The mood swings of the post-holiday season
Lou Marzeles
News Editor
So I came home the other day to find my mailbox listing hard to starboard. The street had just been plowed of snow, and my mailbox evidently was in the driver's way and so got pushed back.
I'll quickly grant that's a statement that reflects irritation and presumes a motive that may not have been there. I recognize that it does indeed irritate me that my mailbox, mounted securely on a very sturdy four-by-four, is going to have to be remounted, through not the slightest fault of my own. It makes me wonder who's going to pay for that. (I'm going to find out.) But I'm not here to whine about a listing mailbox or the driver who made it list.
Rather, I'm intrigued with how easy it is to shift from Christmas congeniality, with its omnipresent good will and high spirits, to the seemingly jolting harsh light of a new year where there are such things as mistreated mailboxes.
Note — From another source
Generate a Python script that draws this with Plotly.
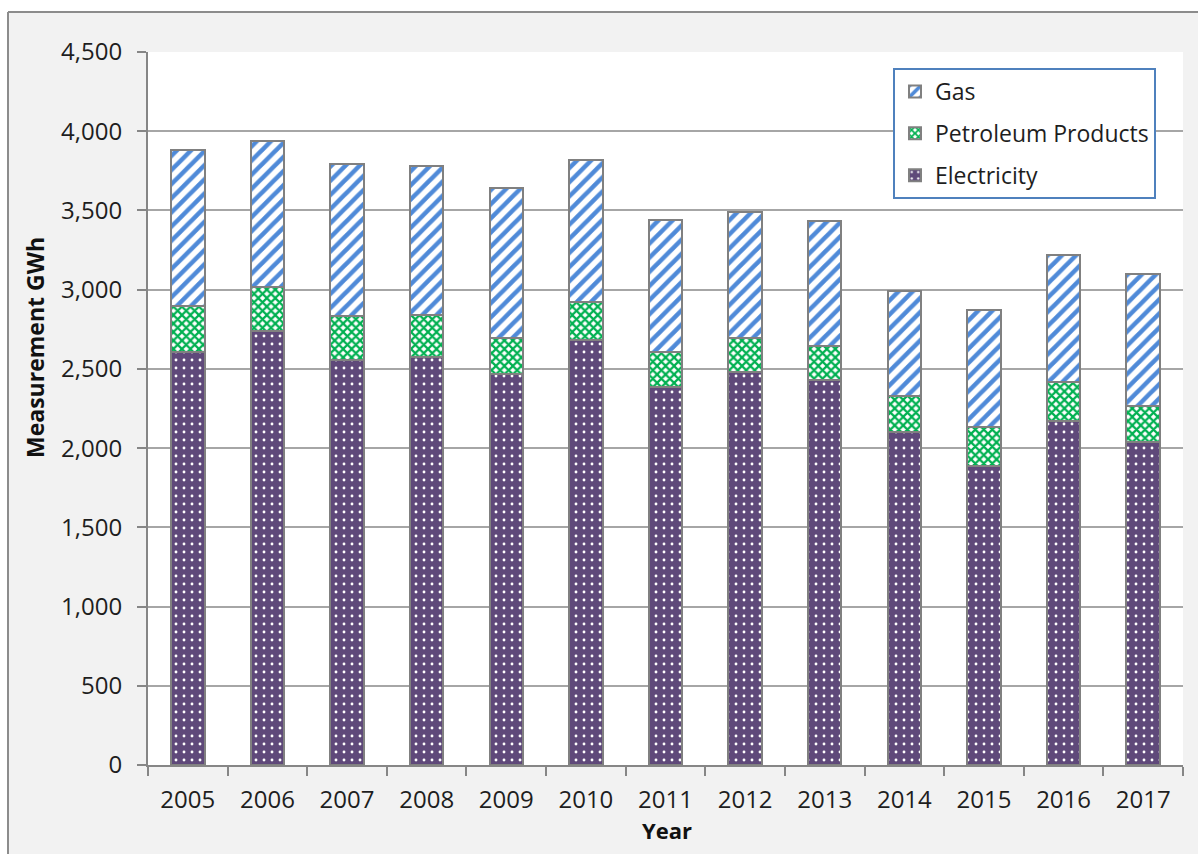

A hundred years from now, how much will the mailbox matter? Or 10 years from now? Next year? Next month? Tomorrow? OK, tomorrow it'll probably still be something of an issue, but you get my point.
It doesn't help to be manic-depressive about the holidays, where all is joyful manic bliss at Christmas, blind revelry on New Year's Eve, then depressingly routine as the calendar flips to the first. I suspect there's some of that in all of us, to varying degrees. I think it's a good idea to knock it off.
It's far more preferable, to my sense, to maintain an equilibrium of attitude, to celebrate high occasions with commensurate emotion, but then to dismiss the tendency to the mundane in its wake. For all I know, the plow driver feels bad about hitting my mailbox. Why invent rancor when one can choose otherwise?